Code that draws figures
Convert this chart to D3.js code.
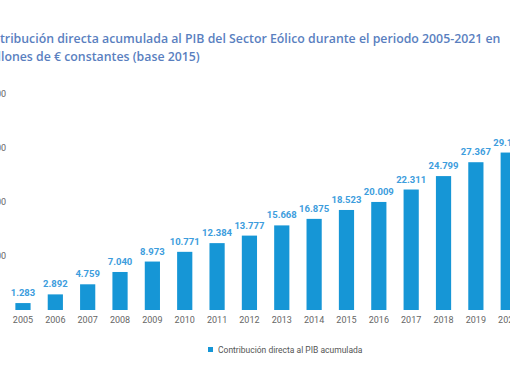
<!DOCTYPE html>
<html>
<head>
<meta charset="utf-8">
<script src="https://cdn.jsdelivr.net/npm/d3@7"></script>
<style>
  body { margin: 0; background: #fff; }
  svg { display: block; font-family: Roboto, "Noto Sans", sans-serif; }
</style>
</head>
<body>
<svg width="510" height="382"></svg>
<script>
// Data
const years = ["2005", "2006", "2007", "2008", "2009", "2010", "2011", "2012",
               "2013", "2014", "2015", "2016", "2017", "2018", "2019", "2020"];
const values = [1283, 2892, 4759, 7040, 8973, 10771, 12384, 13777,
                15668, 16875, 18523, 20009, 22311, 24799, 27367, 29158];
const yTicks = [0, 10000, 20000, 30000, 40000];
const titleLines = [
    "Contribución directa acumulada al PIB del Sector Eólico durante el periodo 2005-2021 en",
    "millones de € constantes (base 2015)"
];
const seriesName = "Contribución directa al PIB acumulada";

const barColor = "#1696d6";
const labelColor = "#3d9ddd";

const svg = d3.select("svg");
const fmt = d => d3.format(",")(d).replace(/,/g, ".");

// Scales
const x = d3.scaleBand()
    .domain(years)
    .range([6.8, 524.4])
    .paddingInner(0.53)
    .paddingOuter(0.265);

const y = d3.scaleLinear()
    .domain([0, 40000])
    .range([310, 94]);

// Title (the left part is cut off in the original image)
const title = svg.append("g");
const t1 = title.append("text")
    .attr("y", 43)
    .attr("fill", "#5a7fbf")
    .attr("font-family", "'Open Sans', sans-serif")
    .attr("font-weight", 600)
    .attr("font-size", 13)
    .text(titleLines[0]);
// fit so "tribución ... en" spans x=0..501
const probe = title.append("text").attr("font-family", "'Open Sans', sans-serif")
    .attr("font-weight", 600).attr("font-size", 13);
const full = t1.node().getComputedTextLength();
probe.text("Con");
const pre = probe.node().getComputedTextLength();
probe.text("mil");
const pre2 = probe.node().getComputedTextLength();
probe.remove();
const s = 501 / (full - pre);
t1.attr("font-size", 13 * s).attr("x", -pre * s);
title.append("text")
    .attr("x", -pre2 * s + 1)
    .attr("y", 61)
    .attr("fill", "#5a7fbf")
    .attr("font-family", "'Open Sans', sans-serif")
    .attr("font-weight", 600)
    .attr("font-size", 13 * s)
    .text(titleLines[1]);

// Y axis labels (mostly cut off)
svg.append("g")
    .selectAll("text")
    .data(yTicks.slice(1))
    .enter().append("text")
    .attr("x", 6)
    .attr("y", d => y(d) + 3)
    .attr("text-anchor", "end")
    .attr("font-size", 9)
    .attr("fill", "#666")
    .text(d => fmt(d));

// Bars
svg.append("g")
    .selectAll("rect")
    .data(values)
    .enter().append("rect")
    .attr("x", (d, i) => x(years[i]))
    .attr("y", d => y(d))
    .attr("width", x.bandwidth())
    .attr("height", d => y(0) - y(d))
    .attr("fill", barColor);

// Value labels
svg.append("g")
    .selectAll("text")
    .data(values)
    .enter().append("text")
    .attr("x", (d, i) => x(years[i]) + x.bandwidth() / 2)
    .attr("y", d => y(d) - 7)
    .attr("text-anchor", "middle")
    .attr("font-size", 9.5)
    .attr("font-weight", "bold")
    .attr("fill", labelColor)
    .text(d => fmt(d));

// Year labels
svg.append("g")
    .selectAll("text")
    .data(years)
    .enter().append("text")
    .attr("x", d => x(d) + x.bandwidth() / 2)
    .attr("y", 323)
    .attr("text-anchor", "middle")
    .attr("font-size", 9)
    .attr("fill", "#666")
    .text(d => d);

// Legend
const legend = svg.append("g").attr("transform", "translate(208,347)");
legend.append("rect")
    .attr("width", 5).attr("height", 5)
    .attr("fill", barColor);
legend.append("text")
    .attr("x", 10)
    .attr("y", 5.5)
    .attr("font-size", 8.5)
    .attr("fill", "#555")
    .text(seriesName);
</script>
</body>
</html>
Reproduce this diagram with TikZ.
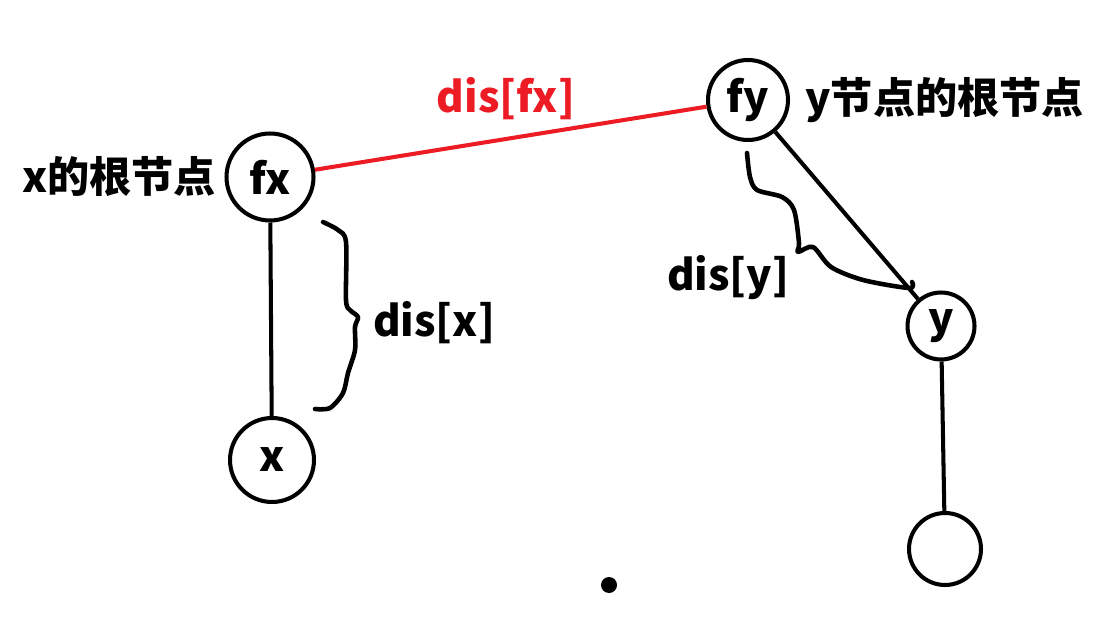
\documentclass[tikz,border=0pt]{standalone}
\usepackage{fontspec}
\setmainfont{Noto Sans CJK SC}
\usetikzlibrary{positioning}
\definecolor{paintred}{RGB}{237,28,36}

\begin{document}
\begin{tikzpicture}[
    x=0.02cm, y=-0.02cm,
    every node/.style={font=\fontsize{24}{28}\selectfont\bfseries},
    tree_node/.style={
            circle,
            draw,
            line width=2.3pt,
            inner sep=0pt
        },
    edge/.style={line width=2.3pt},
    brace_line/.style={line width=2.6pt, line join=round, line cap=round},
    label_text/.style={inner sep=0pt},
    ]
    \useasboundingbox (0,0) rectangle (1104,644);

    % --- Nodes ---
    \node (fx) [tree_node, minimum size=1.74cm] at (270,177) {fx};
    \node (x) [tree_node, minimum size=1.68cm] at (272,460) {x};
    \node (fy) [tree_node, minimum size=1.6cm] at (748,100) {fy};
    \node (y) [tree_node, minimum size=1.34cm] at (941,326) {y};
    \node (leaf) [tree_node, minimum size=1.44cm] at (945,549) {};

    % --- Labels ---
    \node (fx_root) [label_text, left=0.16cm of fx] {x的根节点};
    \node (fy_root) [label_text, right=0.3cm of fy] {y节点的根节点};
    \node (dis_fx) [label_text, text=paintred] at (506,99) {dis[fx]};
    \node (dis_x) [label_text] at (434,323) {dis[x]};
    \node (dis_y) [label_text] at (728,278) {dis[y]};

    % --- Edges ---
    \draw[edge] (fx) -- (x);
    \draw[edge, paintred] (fx) -- (fy);
    \draw[edge] (fy) -- (y);
    \draw[edge] (y) -- (leaf);

    % --- Braces ---
    \draw[brace_line] plot[smooth, tension=0.5] coordinates {
        (323,222) (338,230) (346,242) (346,300) (350,310) (358,317)
        (355,327) (355,350) (348,373) (343,393) (330,408) (315,409)};
    \draw[brace_line] plot[smooth, tension=0.5] coordinates {
        (747,153) (750,177) (757,190) (782,197) (794,210) (799,243)
        (798,252) (813,247) (831,267) (863,280) (909,288) (912,282)};

    % --- Dot ---
    \fill (609,585) circle (8);

\end{tikzpicture}
\end{document}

## Exercise requirements
Go through the entries above and print each one exactly, minus the pictures.

## Answer for the task
Convert this chart to D3.js code.
<!DOCTYPE html>
<html>
<head>
<meta charset="utf-8">
<script src="https://cdn.jsdelivr.net/npm/d3@7"></script>
<style>
  body { margin: 0; background: #fff; }
  svg { display: block; font-family: Roboto, "Noto Sans", sans-serif; }
</style>
</head>
<body>
<svg width="510" height="382"></svg>
<script>
// Data
const years = ["2005", "2006", "2007", "2008", "2009", "2010", "2011", "2012",
               "2013", "2014", "2015", "2016", "2017", "2018", "2019", "2020"];
const values = [1283, 2892, 4759, 7040, 8973, 10771, 12384, 13777,
                15668, 16875, 18523, 20009, 22311, 24799, 27367, 29158];
const yTicks = [0, 10000, 20000, 30000, 40000];
const titleLines = [
    "Contribución directa acumulada al PIB del Sector Eólico durante el periodo 2005-2021 en",
    "millones de € constantes (base 2015)"
];
const seriesName = "Contribución directa al PIB acumulada";

const barColor = "#1696d6";
const labelColor = "#3d9ddd";

const svg = d3.select("svg");
const fmt = d => d3.format(",")(d).replace(/,/g, ".");

// Scales
const x = d3.scaleBand()
    .domain(years)
    .range([6.8, 524.4])
    .paddingInner(0.53)
    .paddingOuter(0.265);

const y = d3.scaleLinear()
    .domain([0, 40000])
    .range([310, 94]);

// Title (the left part is cut off in the original image)
const title = svg.append("g");
const t1 = title.append("text")
    .attr("y", 43)
    .attr("fill", "#5a7fbf")
    .attr("font-family", "'Open Sans', sans-serif")
    .attr("font-weight", 600)
    .attr("font-size", 13)
    .text(titleLines[0]);
// fit so "tribución ... en" spans x=0..501
const probe = title.append("text").attr("font-family", "'Open Sans', sans-serif")
    .attr("font-weight", 600).attr("font-size", 13);
const full = t1.node().getComputedTextLength();
probe.text("Con");
const pre = probe.node().getComputedTextLength();
probe.text("mil");
const pre2 = probe.node().getComputedTextLength();
probe.remove();
const s = 501 / (full - pre);
t1.attr("font-size", 13 * s).attr("x", -pre * s);
title.append("text")
    .attr("x", -pre2 * s + 1)
    .attr("y", 61)
    .attr("fill", "#5a7fbf")
    .attr("font-family", "'Open Sans', sans-serif")
    .attr("font-weight", 600)
    .attr("font-size", 13 * s)
    .text(titleLines[1]);

// Y axis labels (mostly cut off)
svg.append("g")
    .selectAll("text")
    .data(yTicks.slice(1))
    .enter().append("text")
    .attr("x", 6)
    .attr("y", d => y(d) + 3)
    .attr("text-anchor", "end")
    .attr("font-size", 9)
    .attr("fill", "#666")
    .text(d => fmt(d));

// Bars
svg.append("g")
    .selectAll("rect")
    .data(values)
    .enter().append("rect")
    .attr("x", (d, i) => x(years[i]))
    .attr("y", d => y(d))
    .attr("width", x.bandwidth())
    .attr("height", d => y(0) - y(d))
    .attr("fill", barColor);

// Value labels
svg.append("g")
    .selectAll("text")
    .data(values)
    .enter().append("text")
    .attr("x", (d, i) => x(years[i]) + x.bandwidth() / 2)
    .attr("y", d => y(d) - 7)
    .attr("text-anchor", "middle")
    .attr("font-size", 9.5)
    .attr("font-weight", "bold")
    .attr("fill", labelColor)
    .text(d => fmt(d));

// Year labels
svg.append("g")
    .selectAll("text")
    .data(years)
    .enter().append("text")
    .attr("x", d => x(d) + x.bandwidth() / 2)
    .attr("y", 323)
    .attr("text-anchor", "middle")
    .attr("font-size", 9)
    .attr("fill", "#666")
    .text(d => d);

// Legend
const legend = svg.append("g").attr("transform", "translate(208,347)");
legend.append("rect")
    .attr("width", 5).attr("height", 5)
    .attr("fill", barColor);
legend.append("text")
    .attr("x", 10)
    .attr("y", 5.5)
    .attr("font-size", 8.5)
    .attr("fill", "#555")
    .text(seriesName);
</script>
</body>
</html>
Reproduce this diagram with TikZ.
\documentclass[tikz,border=0pt]{standalone}
\usepackage{fontspec}
\setmainfont{Noto Sans CJK SC}
\usetikzlibrary{positioning}
\definecolor{paintred}{RGB}{237,28,36}

\begin{document}
\begin{tikzpicture}[
    x=0.02cm, y=-0.02cm,
    every node/.style={font=\fontsize{24}{28}\selectfont\bfseries},
    tree_node/.style={
            circle,
            draw,
            line width=2.3pt,
            inner sep=0pt
        },
    edge/.style={line width=2.3pt},
    brace_line/.style={line width=2.6pt, line join=round, line cap=round},
    label_text/.style={inner sep=0pt},
    ]
    \useasboundingbox (0,0) rectangle (1104,644);

    % --- Nodes ---
    \node (fx) [tree_node, minimum size=1.74cm] at (270,177) {fx};
    \node (x) [tree_node, minimum size=1.68cm] at (272,460) {x};
    \node (fy) [tree_node, minimum size=1.6cm] at (748,100) {fy};
    \node (y) [tree_node, minimum size=1.34cm] at (941,326) {y};
    \node (leaf) [tree_node, minimum size=1.44cm] at (945,549) {};

    % --- Labels ---
    \node (fx_root) [label_text, left=0.16cm of fx] {x的根节点};
    \node (fy_root) [label_text, right=0.3cm of fy] {y节点的根节点};
    \node (dis_fx) [label_text, text=paintred] at (506,99) {dis[fx]};
    \node (dis_x) [label_text] at (434,323) {dis[x]};
    \node (dis_y) [label_text] at (728,278) {dis[y]};

    % --- Edges ---
    \draw[edge] (fx) -- (x);
    \draw[edge, paintred] (fx) -- (fy);
    \draw[edge] (fy) -- (y);
    \draw[edge] (y) -- (leaf);

    % --- Braces ---
    \draw[brace_line] plot[smooth, tension=0.5] coordinates {
        (323,222) (338,230) (346,242) (346,300) (350,310) (358,317)
        (355,327) (355,350) (348,373) (343,393) (330,408) (315,409)};
    \draw[brace_line] plot[smooth, tension=0.5] coordinates {
        (747,153) (750,177) (757,190) (782,197) (794,210) (799,243)
        (798,252) (813,247) (831,267) (863,280) (909,288) (912,282)};

    % --- Dot ---
    \fill (609,585) circle (8);

\end{tikzpicture}
\end{document}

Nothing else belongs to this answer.